- [Aim]: Restate each line word for word. Leave out every picture.

● ● ●

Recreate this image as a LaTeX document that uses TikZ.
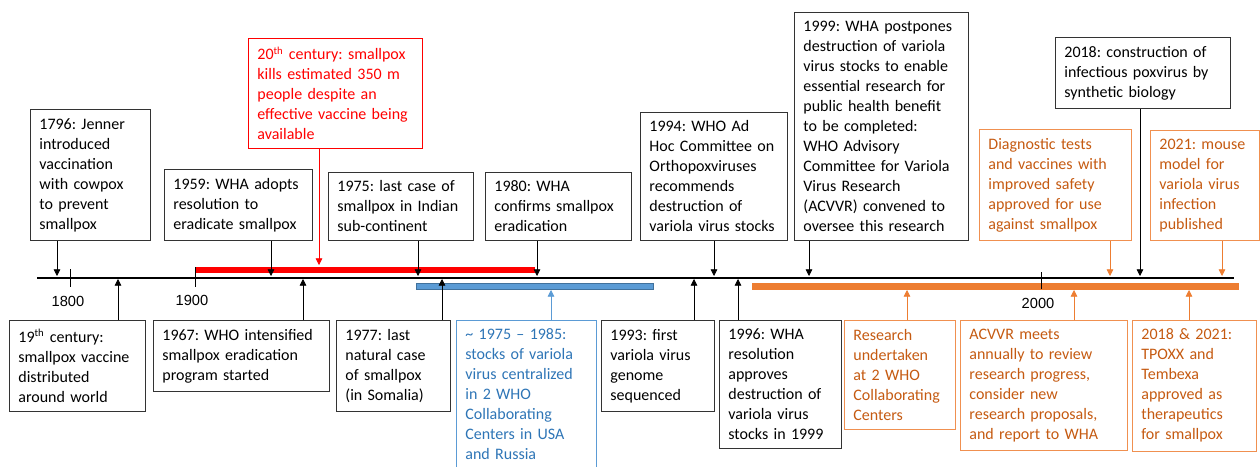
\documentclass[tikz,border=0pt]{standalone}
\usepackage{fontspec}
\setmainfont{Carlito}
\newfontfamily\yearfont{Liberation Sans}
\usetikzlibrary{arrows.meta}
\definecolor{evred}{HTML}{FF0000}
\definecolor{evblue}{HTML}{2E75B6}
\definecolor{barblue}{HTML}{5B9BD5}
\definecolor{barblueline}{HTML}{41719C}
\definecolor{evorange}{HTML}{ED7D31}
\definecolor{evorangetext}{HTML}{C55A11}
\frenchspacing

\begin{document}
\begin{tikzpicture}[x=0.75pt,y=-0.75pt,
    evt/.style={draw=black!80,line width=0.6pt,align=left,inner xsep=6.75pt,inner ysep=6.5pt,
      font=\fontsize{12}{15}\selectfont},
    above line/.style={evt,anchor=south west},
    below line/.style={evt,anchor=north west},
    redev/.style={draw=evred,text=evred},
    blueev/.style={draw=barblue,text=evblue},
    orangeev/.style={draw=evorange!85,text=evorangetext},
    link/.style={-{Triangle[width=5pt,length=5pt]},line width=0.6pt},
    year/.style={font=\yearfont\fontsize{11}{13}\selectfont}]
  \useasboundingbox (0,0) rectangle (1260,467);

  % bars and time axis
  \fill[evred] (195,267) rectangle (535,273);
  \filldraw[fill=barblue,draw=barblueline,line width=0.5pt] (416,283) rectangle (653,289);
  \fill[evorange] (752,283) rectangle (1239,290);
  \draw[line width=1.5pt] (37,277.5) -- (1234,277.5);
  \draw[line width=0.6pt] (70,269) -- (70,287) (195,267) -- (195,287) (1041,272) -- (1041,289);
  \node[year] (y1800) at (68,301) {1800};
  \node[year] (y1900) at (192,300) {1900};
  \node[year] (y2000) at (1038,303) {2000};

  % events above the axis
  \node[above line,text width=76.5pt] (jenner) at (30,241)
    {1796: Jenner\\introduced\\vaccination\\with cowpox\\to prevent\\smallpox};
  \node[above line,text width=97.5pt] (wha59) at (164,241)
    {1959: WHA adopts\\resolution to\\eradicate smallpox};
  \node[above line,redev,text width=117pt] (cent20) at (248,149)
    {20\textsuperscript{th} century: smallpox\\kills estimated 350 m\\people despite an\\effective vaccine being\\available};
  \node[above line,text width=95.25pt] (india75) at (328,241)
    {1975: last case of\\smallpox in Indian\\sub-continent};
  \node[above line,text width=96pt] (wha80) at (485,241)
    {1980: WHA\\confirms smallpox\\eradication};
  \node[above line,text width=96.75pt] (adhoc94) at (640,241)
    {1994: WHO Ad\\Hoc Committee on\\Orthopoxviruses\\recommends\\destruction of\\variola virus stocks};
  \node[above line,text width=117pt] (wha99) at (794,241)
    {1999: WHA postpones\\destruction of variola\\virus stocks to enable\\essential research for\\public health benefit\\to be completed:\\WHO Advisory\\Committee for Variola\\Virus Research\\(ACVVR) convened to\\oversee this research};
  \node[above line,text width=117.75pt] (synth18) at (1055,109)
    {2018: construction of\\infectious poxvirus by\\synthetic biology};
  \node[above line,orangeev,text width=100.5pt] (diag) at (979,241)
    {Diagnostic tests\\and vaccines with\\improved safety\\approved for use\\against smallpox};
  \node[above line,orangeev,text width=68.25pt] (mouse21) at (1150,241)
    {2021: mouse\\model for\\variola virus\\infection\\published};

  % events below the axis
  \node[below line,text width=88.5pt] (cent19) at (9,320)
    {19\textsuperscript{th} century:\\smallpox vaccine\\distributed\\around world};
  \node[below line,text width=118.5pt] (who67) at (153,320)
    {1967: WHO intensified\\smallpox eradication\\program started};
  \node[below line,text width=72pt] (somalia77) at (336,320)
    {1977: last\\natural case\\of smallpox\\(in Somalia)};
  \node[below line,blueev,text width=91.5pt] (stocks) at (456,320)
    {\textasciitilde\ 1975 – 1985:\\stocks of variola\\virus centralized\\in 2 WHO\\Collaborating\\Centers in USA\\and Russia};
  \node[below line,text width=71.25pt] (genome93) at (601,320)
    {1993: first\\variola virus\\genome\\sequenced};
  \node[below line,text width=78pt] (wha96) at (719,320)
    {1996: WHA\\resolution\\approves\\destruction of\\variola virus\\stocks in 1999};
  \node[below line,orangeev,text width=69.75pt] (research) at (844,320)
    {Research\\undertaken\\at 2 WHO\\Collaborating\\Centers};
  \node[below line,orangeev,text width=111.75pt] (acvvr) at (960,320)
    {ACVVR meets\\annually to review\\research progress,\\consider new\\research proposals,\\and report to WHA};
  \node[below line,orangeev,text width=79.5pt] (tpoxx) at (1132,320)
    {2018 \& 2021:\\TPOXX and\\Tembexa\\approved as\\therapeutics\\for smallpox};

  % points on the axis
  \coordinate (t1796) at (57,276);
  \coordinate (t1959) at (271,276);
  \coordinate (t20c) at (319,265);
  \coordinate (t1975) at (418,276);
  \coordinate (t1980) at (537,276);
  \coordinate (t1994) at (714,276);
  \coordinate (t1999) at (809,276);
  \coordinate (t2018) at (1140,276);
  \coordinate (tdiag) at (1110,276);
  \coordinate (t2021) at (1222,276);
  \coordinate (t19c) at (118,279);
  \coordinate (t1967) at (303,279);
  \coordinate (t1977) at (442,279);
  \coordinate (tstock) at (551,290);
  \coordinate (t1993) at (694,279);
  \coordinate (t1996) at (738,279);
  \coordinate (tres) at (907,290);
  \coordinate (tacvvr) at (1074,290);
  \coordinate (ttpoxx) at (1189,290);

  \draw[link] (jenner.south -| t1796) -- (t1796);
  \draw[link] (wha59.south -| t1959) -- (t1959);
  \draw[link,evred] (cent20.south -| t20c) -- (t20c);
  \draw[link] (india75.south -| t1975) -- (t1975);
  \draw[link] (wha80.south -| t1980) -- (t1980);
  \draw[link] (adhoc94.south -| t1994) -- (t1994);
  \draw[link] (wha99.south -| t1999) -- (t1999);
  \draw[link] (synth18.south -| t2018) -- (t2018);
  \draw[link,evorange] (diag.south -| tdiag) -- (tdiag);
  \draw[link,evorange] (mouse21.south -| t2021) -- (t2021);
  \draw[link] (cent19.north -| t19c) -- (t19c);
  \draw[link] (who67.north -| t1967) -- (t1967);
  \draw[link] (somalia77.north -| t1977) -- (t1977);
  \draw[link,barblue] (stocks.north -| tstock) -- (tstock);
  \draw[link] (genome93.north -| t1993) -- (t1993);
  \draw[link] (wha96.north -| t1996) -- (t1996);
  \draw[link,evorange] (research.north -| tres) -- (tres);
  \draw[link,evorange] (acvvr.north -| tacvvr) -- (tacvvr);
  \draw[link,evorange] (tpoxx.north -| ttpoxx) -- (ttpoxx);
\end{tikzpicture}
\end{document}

● ● ●

- [Answer in full]:
Recreate this image as a LaTeX document that uses TikZ.
\documentclass[tikz,border=0pt]{standalone}
\usepackage{fontspec}
\setmainfont{Carlito}
\newfontfamily\yearfont{Liberation Sans}
\usetikzlibrary{arrows.meta}
\definecolor{evred}{HTML}{FF0000}
\definecolor{evblue}{HTML}{2E75B6}
\definecolor{barblue}{HTML}{5B9BD5}
\definecolor{barblueline}{HTML}{41719C}
\definecolor{evorange}{HTML}{ED7D31}
\definecolor{evorangetext}{HTML}{C55A11}
\frenchspacing

\begin{document}
\begin{tikzpicture}[x=0.75pt,y=-0.75pt,
    evt/.style={draw=black!80,line width=0.6pt,align=left,inner xsep=6.75pt,inner ysep=6.5pt,
      font=\fontsize{12}{15}\selectfont},
    above line/.style={evt,anchor=south west},
    below line/.style={evt,anchor=north west},
    redev/.style={draw=evred,text=evred},
    blueev/.style={draw=barblue,text=evblue},
    orangeev/.style={draw=evorange!85,text=evorangetext},
    link/.style={-{Triangle[width=5pt,length=5pt]},line width=0.6pt},
    year/.style={font=\yearfont\fontsize{11}{13}\selectfont}]
  \useasboundingbox (0,0) rectangle (1260,467);

  % bars and time axis
  \fill[evred] (195,267) rectangle (535,273);
  \filldraw[fill=barblue,draw=barblueline,line width=0.5pt] (416,283) rectangle (653,289);
  \fill[evorange] (752,283) rectangle (1239,290);
  \draw[line width=1.5pt] (37,277.5) -- (1234,277.5);
  \draw[line width=0.6pt] (70,269) -- (70,287) (195,267) -- (195,287) (1041,272) -- (1041,289);
  \node[year] (y1800) at (68,301) {1800};
  \node[year] (y1900) at (192,300) {1900};
  \node[year] (y2000) at (1038,303) {2000};

  % events above the axis
  \node[above line,text width=76.5pt] (jenner) at (30,241)
    {1796: Jenner\\introduced\\vaccination\\with cowpox\\to prevent\\smallpox};
  \node[above line,text width=97.5pt] (wha59) at (164,241)
    {1959: WHA adopts\\resolution to\\eradicate smallpox};
  \node[above line,redev,text width=117pt] (cent20) at (248,149)
    {20\textsuperscript{th} century: smallpox\\kills estimated 350 m\\people despite an\\effective vaccine being\\available};
  \node[above line,text width=95.25pt] (india75) at (328,241)
    {1975: last case of\\smallpox in Indian\\sub-continent};
  \node[above line,text width=96pt] (wha80) at (485,241)
    {1980: WHA\\confirms smallpox\\eradication};
  \node[above line,text width=96.75pt] (adhoc94) at (640,241)
    {1994: WHO Ad\\Hoc Committee on\\Orthopoxviruses\\recommends\\destruction of\\variola virus stocks};
  \node[above line,text width=117pt] (wha99) at (794,241)
    {1999: WHA postpones\\destruction of variola\\virus stocks to enable\\essential research for\\public health benefit\\to be completed:\\WHO Advisory\\Committee for Variola\\Virus Research\\(ACVVR) convened to\\oversee this research};
  \node[above line,text width=117.75pt] (synth18) at (1055,109)
    {2018: construction of\\infectious poxvirus by\\synthetic biology};
  \node[above line,orangeev,text width=100.5pt] (diag) at (979,241)
    {Diagnostic tests\\and vaccines with\\improved safety\\approved for use\\against smallpox};
  \node[above line,orangeev,text width=68.25pt] (mouse21) at (1150,241)
    {2021: mouse\\model for\\variola virus\\infection\\published};

  % events below the axis
  \node[below line,text width=88.5pt] (cent19) at (9,320)
    {19\textsuperscript{th} century:\\smallpox vaccine\\distributed\\around world};
  \node[below line,text width=118.5pt] (who67) at (153,320)
    {1967: WHO intensified\\smallpox eradication\\program started};
  \node[below line,text width=72pt] (somalia77) at (336,320)
    {1977: last\\natural case\\of smallpox\\(in Somalia)};
  \node[below line,blueev,text width=91.5pt] (stocks) at (456,320)
    {\textasciitilde\ 1975 – 1985:\\stocks of variola\\virus centralized\\in 2 WHO\\Collaborating\\Centers in USA\\and Russia};
  \node[below line,text width=71.25pt] (genome93) at (601,320)
    {1993: first\\variola virus\\genome\\sequenced};
  \node[below line,text width=78pt] (wha96) at (719,320)
    {1996: WHA\\resolution\\approves\\destruction of\\variola virus\\stocks in 1999};
  \node[below line,orangeev,text width=69.75pt] (research) at (844,320)
    {Research\\undertaken\\at 2 WHO\\Collaborating\\Centers};
  \node[below line,orangeev,text width=111.75pt] (acvvr) at (960,320)
    {ACVVR meets\\annually to review\\research progress,\\consider new\\research proposals,\\and report to WHA};
  \node[below line,orangeev,text width=79.5pt] (tpoxx) at (1132,320)
    {2018 \& 2021:\\TPOXX and\\Tembexa\\approved as\\therapeutics\\for smallpox};

  % points on the axis
  \coordinate (t1796) at (57,276);
  \coordinate (t1959) at (271,276);
  \coordinate (t20c) at (319,265);
  \coordinate (t1975) at (418,276);
  \coordinate (t1980) at (537,276);
  \coordinate (t1994) at (714,276);
  \coordinate (t1999) at (809,276);
  \coordinate (t2018) at (1140,276);
  \coordinate (tdiag) at (1110,276);
  \coordinate (t2021) at (1222,276);
  \coordinate (t19c) at (118,279);
  \coordinate (t1967) at (303,279);
  \coordinate (t1977) at (442,279);
  \coordinate (tstock) at (551,290);
  \coordinate (t1993) at (694,279);
  \coordinate (t1996) at (738,279);
  \coordinate (tres) at (907,290);
  \coordinate (tacvvr) at (1074,290);
  \coordinate (ttpoxx) at (1189,290);

  \draw[link] (jenner.south -| t1796) -- (t1796);
  \draw[link] (wha59.south -| t1959) -- (t1959);
  \draw[link,evred] (cent20.south -| t20c) -- (t20c);
  \draw[link] (india75.south -| t1975) -- (t1975);
  \draw[link] (wha80.south -| t1980) -- (t1980);
  \draw[link] (adhoc94.south -| t1994) -- (t1994);
  \draw[link] (wha99.south -| t1999) -- (t1999);
  \draw[link] (synth18.south -| t2018) -- (t2018);
  \draw[link,evorange] (diag.south -| tdiag) -- (tdiag);
  \draw[link,evorange] (mouse21.south -| t2021) -- (t2021);
  \draw[link] (cent19.north -| t19c) -- (t19c);
  \draw[link] (who67.north -| t1967) -- (t1967);
  \draw[link] (somalia77.north -| t1977) -- (t1977);
  \draw[link,barblue] (stocks.north -| tstock) -- (tstock);
  \draw[link] (genome93.north -| t1993) -- (t1993);
  \draw[link] (wha96.north -| t1996) -- (t1996);
  \draw[link,evorange] (research.north -| tres) -- (tres);
  \draw[link,evorange] (acvvr.north -| tacvvr) -- (tacvvr);
  \draw[link,evorange] (tpoxx.north -| ttpoxx) -- (ttpoxx);
\end{tikzpicture}
\end{document}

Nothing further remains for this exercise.